Dataset entries -
————————

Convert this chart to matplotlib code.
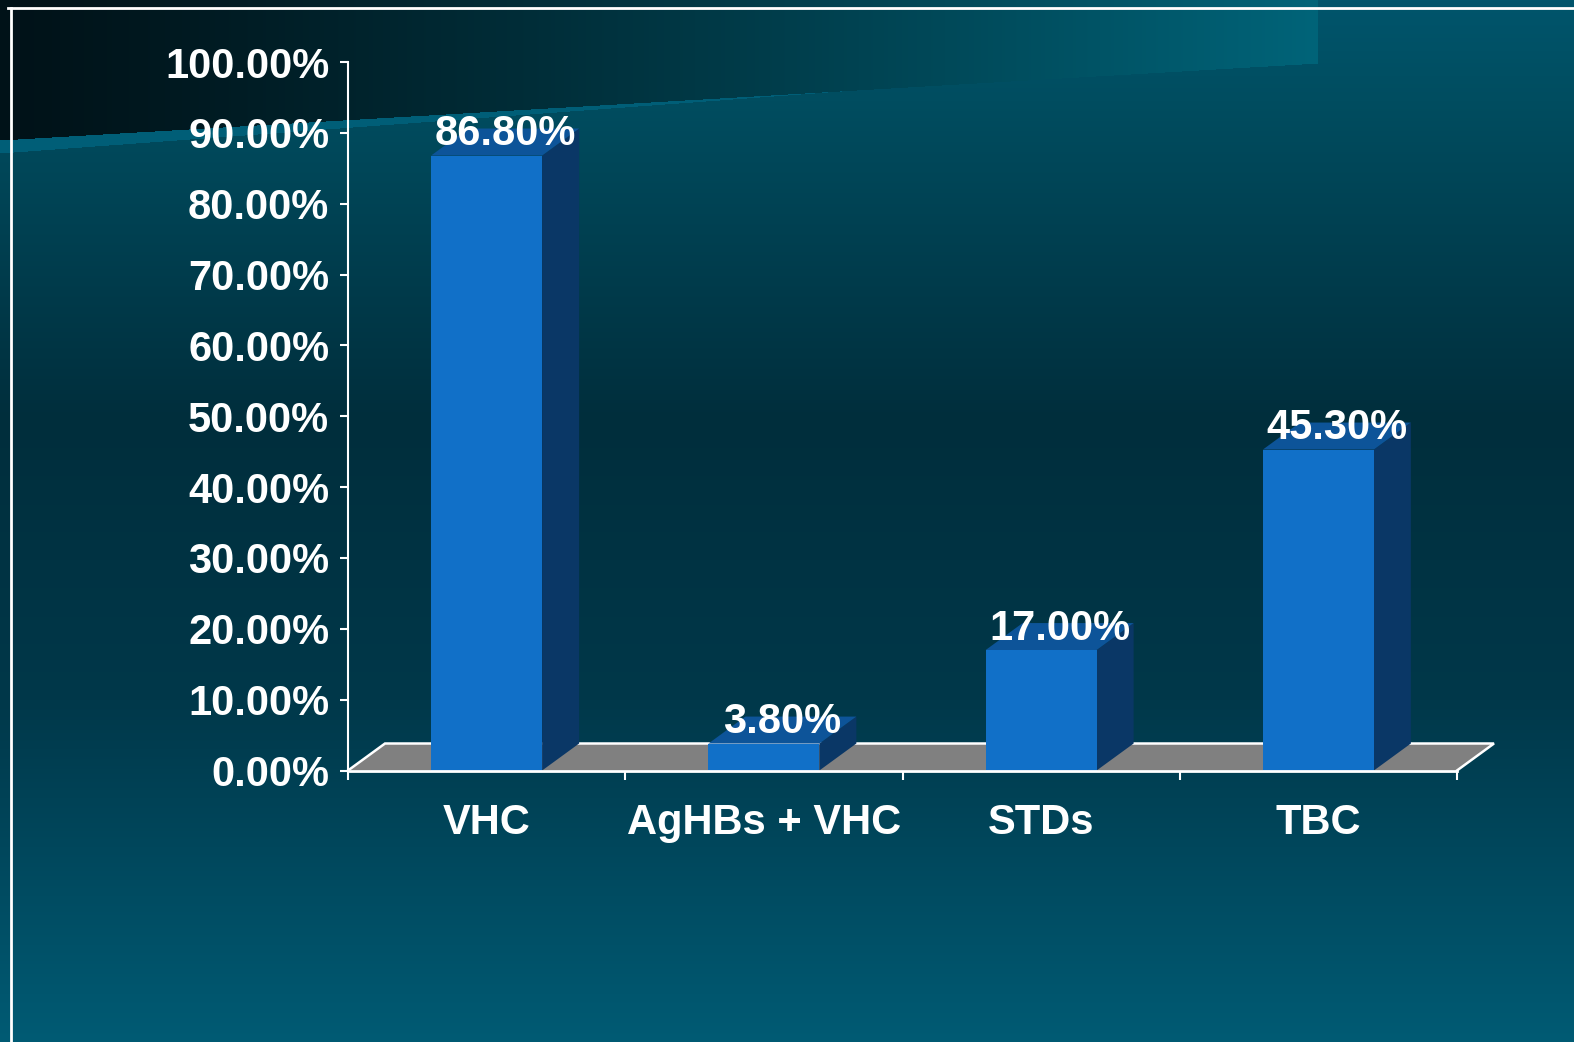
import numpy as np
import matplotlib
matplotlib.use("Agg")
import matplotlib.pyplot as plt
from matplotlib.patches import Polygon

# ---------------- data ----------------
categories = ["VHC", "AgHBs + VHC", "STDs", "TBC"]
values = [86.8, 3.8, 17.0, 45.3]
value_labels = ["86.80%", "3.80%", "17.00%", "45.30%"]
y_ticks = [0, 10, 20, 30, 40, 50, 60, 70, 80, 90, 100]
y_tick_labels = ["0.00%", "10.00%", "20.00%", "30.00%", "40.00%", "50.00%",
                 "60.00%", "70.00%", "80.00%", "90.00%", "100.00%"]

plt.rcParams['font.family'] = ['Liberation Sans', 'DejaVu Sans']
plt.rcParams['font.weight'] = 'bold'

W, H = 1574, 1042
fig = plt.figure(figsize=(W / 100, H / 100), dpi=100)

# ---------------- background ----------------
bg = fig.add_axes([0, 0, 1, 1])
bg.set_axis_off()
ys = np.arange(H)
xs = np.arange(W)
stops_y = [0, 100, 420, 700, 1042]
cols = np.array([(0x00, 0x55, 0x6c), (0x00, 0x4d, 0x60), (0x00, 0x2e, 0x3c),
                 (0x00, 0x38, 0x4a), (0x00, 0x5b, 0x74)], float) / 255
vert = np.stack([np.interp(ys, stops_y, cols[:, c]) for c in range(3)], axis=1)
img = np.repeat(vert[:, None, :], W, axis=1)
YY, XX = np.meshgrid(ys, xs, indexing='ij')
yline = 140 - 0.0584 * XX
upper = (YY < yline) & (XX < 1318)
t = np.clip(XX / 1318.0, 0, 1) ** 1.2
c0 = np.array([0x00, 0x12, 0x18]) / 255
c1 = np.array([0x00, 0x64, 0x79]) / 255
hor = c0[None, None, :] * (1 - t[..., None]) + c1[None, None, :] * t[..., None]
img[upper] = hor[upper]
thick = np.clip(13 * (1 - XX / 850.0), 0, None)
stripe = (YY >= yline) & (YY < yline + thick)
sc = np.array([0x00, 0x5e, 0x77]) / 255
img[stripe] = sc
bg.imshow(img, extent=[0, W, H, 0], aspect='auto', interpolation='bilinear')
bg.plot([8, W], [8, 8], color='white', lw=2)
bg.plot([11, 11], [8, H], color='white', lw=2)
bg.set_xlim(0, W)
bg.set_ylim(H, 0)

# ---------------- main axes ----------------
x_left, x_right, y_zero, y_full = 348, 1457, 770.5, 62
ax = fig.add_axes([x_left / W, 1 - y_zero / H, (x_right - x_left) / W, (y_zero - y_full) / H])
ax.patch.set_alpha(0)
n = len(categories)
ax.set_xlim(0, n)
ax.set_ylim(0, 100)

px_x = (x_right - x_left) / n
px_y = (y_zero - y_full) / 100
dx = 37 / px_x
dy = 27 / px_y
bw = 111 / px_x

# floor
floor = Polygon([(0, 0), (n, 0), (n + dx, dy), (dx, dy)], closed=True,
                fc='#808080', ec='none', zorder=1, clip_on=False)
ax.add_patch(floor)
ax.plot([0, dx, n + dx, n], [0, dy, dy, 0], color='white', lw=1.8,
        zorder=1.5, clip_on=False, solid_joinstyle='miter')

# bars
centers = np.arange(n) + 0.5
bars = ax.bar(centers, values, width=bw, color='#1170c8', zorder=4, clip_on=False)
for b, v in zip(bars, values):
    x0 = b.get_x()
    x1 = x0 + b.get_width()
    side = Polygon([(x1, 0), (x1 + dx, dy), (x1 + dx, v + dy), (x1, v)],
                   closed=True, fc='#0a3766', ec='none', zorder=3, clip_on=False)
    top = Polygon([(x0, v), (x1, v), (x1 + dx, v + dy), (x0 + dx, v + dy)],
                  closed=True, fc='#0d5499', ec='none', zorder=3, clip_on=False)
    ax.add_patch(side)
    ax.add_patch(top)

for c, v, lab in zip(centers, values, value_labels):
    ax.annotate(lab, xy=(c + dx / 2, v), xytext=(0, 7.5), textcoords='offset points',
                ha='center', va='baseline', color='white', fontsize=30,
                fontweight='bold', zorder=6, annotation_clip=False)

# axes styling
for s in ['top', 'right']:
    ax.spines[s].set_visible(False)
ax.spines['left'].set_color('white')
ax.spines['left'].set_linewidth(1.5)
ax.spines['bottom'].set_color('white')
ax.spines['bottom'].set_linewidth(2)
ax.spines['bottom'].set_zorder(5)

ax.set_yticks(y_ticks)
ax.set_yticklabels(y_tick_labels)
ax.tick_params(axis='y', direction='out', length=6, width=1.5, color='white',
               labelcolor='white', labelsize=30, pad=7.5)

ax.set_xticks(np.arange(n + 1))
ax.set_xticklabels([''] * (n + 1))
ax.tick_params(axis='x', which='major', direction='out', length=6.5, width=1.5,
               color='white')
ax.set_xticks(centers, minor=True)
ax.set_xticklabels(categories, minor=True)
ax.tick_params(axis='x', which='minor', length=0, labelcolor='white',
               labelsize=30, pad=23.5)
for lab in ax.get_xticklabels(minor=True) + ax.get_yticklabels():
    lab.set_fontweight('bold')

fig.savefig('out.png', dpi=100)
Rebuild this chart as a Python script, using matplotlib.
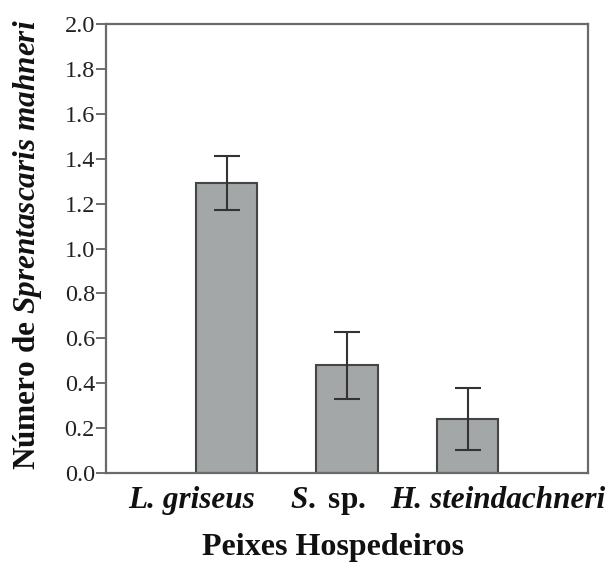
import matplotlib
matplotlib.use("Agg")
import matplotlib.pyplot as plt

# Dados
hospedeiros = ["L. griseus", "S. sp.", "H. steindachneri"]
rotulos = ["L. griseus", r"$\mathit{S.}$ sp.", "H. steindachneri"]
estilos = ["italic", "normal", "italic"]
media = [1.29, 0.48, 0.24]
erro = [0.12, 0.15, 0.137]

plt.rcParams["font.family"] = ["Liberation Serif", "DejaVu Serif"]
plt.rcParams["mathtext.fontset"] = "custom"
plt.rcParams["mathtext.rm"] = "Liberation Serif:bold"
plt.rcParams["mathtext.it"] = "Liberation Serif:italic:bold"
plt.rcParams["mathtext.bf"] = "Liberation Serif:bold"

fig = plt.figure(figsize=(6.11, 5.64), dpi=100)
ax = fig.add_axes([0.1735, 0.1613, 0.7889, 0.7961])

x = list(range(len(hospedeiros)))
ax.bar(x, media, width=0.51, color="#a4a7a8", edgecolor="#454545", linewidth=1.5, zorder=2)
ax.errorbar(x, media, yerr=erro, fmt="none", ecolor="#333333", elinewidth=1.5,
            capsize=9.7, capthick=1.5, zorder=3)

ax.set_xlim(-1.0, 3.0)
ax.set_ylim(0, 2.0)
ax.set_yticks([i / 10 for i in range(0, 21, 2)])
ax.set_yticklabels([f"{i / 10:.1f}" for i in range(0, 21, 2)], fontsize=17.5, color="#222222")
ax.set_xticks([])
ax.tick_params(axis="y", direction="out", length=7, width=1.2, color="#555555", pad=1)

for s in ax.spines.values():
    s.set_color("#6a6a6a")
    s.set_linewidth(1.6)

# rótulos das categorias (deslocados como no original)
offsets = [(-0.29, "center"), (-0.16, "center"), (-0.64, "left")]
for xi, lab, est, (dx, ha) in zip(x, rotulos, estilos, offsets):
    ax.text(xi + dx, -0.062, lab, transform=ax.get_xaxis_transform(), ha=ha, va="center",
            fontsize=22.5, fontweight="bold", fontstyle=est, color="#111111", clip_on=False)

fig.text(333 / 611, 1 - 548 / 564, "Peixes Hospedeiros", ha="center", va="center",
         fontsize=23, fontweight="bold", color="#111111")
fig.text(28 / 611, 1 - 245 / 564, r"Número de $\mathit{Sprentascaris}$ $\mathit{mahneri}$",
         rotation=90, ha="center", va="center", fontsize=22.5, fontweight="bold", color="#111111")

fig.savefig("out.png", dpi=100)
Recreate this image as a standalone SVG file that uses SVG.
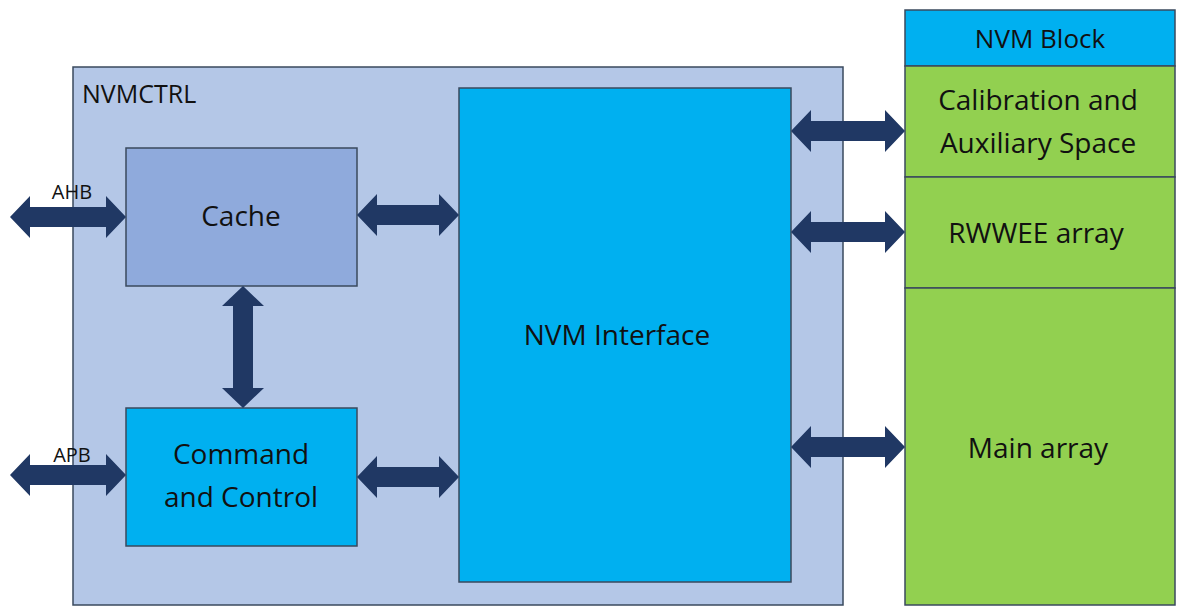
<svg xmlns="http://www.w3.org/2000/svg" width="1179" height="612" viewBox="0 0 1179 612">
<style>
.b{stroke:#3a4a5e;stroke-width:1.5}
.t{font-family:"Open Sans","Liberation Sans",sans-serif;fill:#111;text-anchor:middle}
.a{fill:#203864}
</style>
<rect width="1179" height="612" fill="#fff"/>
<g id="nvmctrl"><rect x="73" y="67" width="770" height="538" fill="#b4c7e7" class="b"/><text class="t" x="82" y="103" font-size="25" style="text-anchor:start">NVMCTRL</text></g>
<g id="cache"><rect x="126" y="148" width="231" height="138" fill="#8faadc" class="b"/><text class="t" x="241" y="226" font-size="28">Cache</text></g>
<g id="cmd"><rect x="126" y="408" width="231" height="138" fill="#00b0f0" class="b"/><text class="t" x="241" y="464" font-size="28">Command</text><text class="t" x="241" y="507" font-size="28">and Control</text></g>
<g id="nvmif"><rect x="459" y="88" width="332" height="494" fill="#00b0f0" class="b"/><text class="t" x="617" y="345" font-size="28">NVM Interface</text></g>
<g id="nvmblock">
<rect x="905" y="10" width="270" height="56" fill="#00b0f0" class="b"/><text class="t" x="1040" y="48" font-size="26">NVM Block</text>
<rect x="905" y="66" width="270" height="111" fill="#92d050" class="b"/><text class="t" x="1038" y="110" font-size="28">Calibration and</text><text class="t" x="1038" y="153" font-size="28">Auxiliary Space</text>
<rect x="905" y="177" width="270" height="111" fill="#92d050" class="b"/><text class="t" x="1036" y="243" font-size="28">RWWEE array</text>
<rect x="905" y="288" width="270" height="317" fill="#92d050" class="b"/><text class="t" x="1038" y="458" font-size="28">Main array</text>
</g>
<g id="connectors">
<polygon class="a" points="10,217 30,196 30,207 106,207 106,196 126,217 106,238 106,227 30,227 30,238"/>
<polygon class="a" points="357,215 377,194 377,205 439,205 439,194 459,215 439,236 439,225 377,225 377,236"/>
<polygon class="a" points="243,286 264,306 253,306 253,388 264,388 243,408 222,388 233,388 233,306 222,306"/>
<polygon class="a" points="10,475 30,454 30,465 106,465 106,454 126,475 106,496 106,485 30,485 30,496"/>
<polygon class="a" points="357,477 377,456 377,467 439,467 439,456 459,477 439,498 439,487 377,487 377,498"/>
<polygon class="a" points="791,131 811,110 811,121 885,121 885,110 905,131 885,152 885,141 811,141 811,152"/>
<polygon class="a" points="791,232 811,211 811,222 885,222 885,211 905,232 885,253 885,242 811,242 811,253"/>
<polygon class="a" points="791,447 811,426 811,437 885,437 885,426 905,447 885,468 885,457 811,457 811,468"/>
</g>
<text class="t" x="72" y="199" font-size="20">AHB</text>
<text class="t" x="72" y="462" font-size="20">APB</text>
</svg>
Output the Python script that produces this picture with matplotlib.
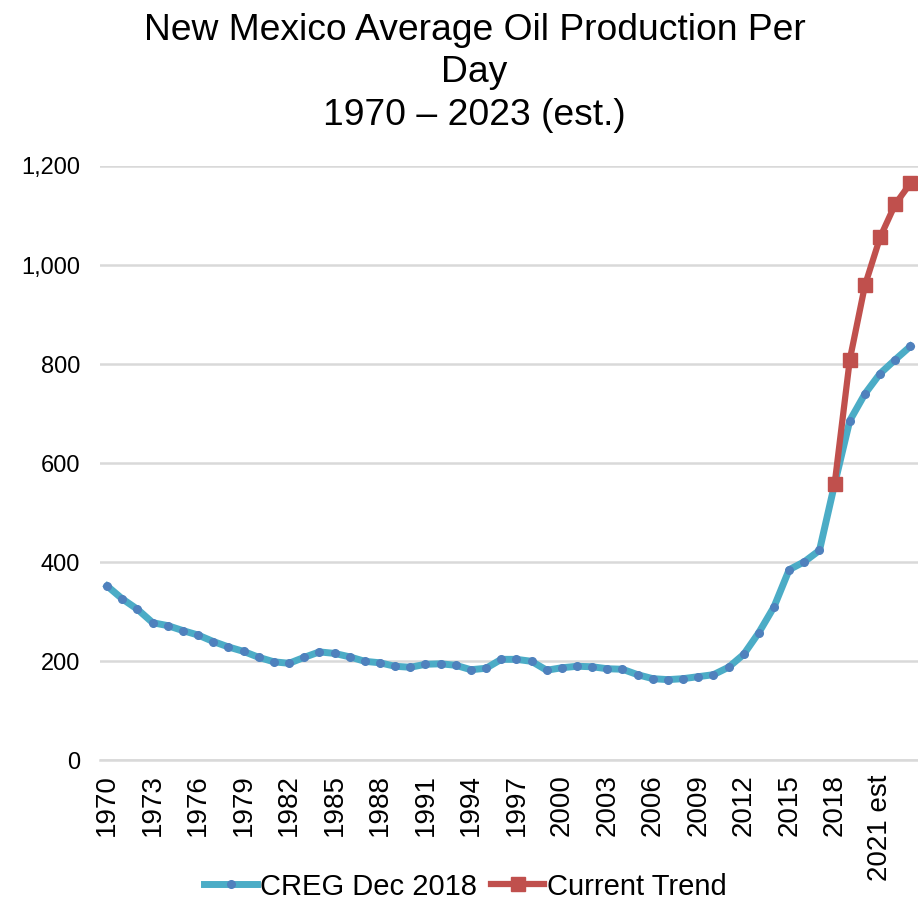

————————

What needs to be done -
Restate, line by line and word for word, everything from the top of the material through the line that contains "bg.set_ylim(H, 0)". Leave pictures out.

Solution -
Convert this chart to matplotlib code.
import numpy as np
import matplotlib
matplotlib.use("Agg")
import matplotlib.pyplot as plt
from matplotlib.patches import Polygon

# ---------------- data ----------------
categories = ["VHC", "AgHBs + VHC", "STDs", "TBC"]
values = [86.8, 3.8, 17.0, 45.3]
value_labels = ["86.80%", "3.80%", "17.00%", "45.30%"]
y_ticks = [0, 10, 20, 30, 40, 50, 60, 70, 80, 90, 100]
y_tick_labels = ["0.00%", "10.00%", "20.00%", "30.00%", "40.00%", "50.00%",
                 "60.00%", "70.00%", "80.00%", "90.00%", "100.00%"]

plt.rcParams['font.family'] = ['Liberation Sans', 'DejaVu Sans']
plt.rcParams['font.weight'] = 'bold'

W, H = 1574, 1042
fig = plt.figure(figsize=(W / 100, H / 100), dpi=100)

# ---------------- background ----------------
bg = fig.add_axes([0, 0, 1, 1])
bg.set_axis_off()
ys = np.arange(H)
xs = np.arange(W)
stops_y = [0, 100, 420, 700, 1042]
cols = np.array([(0x00, 0x55, 0x6c), (0x00, 0x4d, 0x60), (0x00, 0x2e, 0x3c),
                 (0x00, 0x38, 0x4a), (0x00, 0x5b, 0x74)], float) / 255
vert = np.stack([np.interp(ys, stops_y, cols[:, c]) for c in range(3)], axis=1)
img = np.repeat(vert[:, None, :], W, axis=1)
YY, XX = np.meshgrid(ys, xs, indexing='ij')
yline = 140 - 0.0584 * XX
upper = (YY < yline) & (XX < 1318)
t = np.clip(XX / 1318.0, 0, 1) ** 1.2
c0 = np.array([0x00, 0x12, 0x18]) / 255
c1 = np.array([0x00, 0x64, 0x79]) / 255
hor = c0[None, None, :] * (1 - t[..., None]) + c1[None, None, :] * t[..., None]
img[upper] = hor[upper]
thick = np.clip(13 * (1 - XX / 850.0), 0, None)
stripe = (YY >= yline) & (YY < yline + thick)
sc = np.array([0x00, 0x5e, 0x77]) / 255
img[stripe] = sc
bg.imshow(img, extent=[0, W, H, 0], aspect='auto', interpolation='bilinear')
bg.plot([8, W], [8, 8], color='white', lw=2)
bg.plot([11, 11], [8, H], color='white', lw=2)
bg.set_xlim(0, W)
bg.set_ylim(H, 0)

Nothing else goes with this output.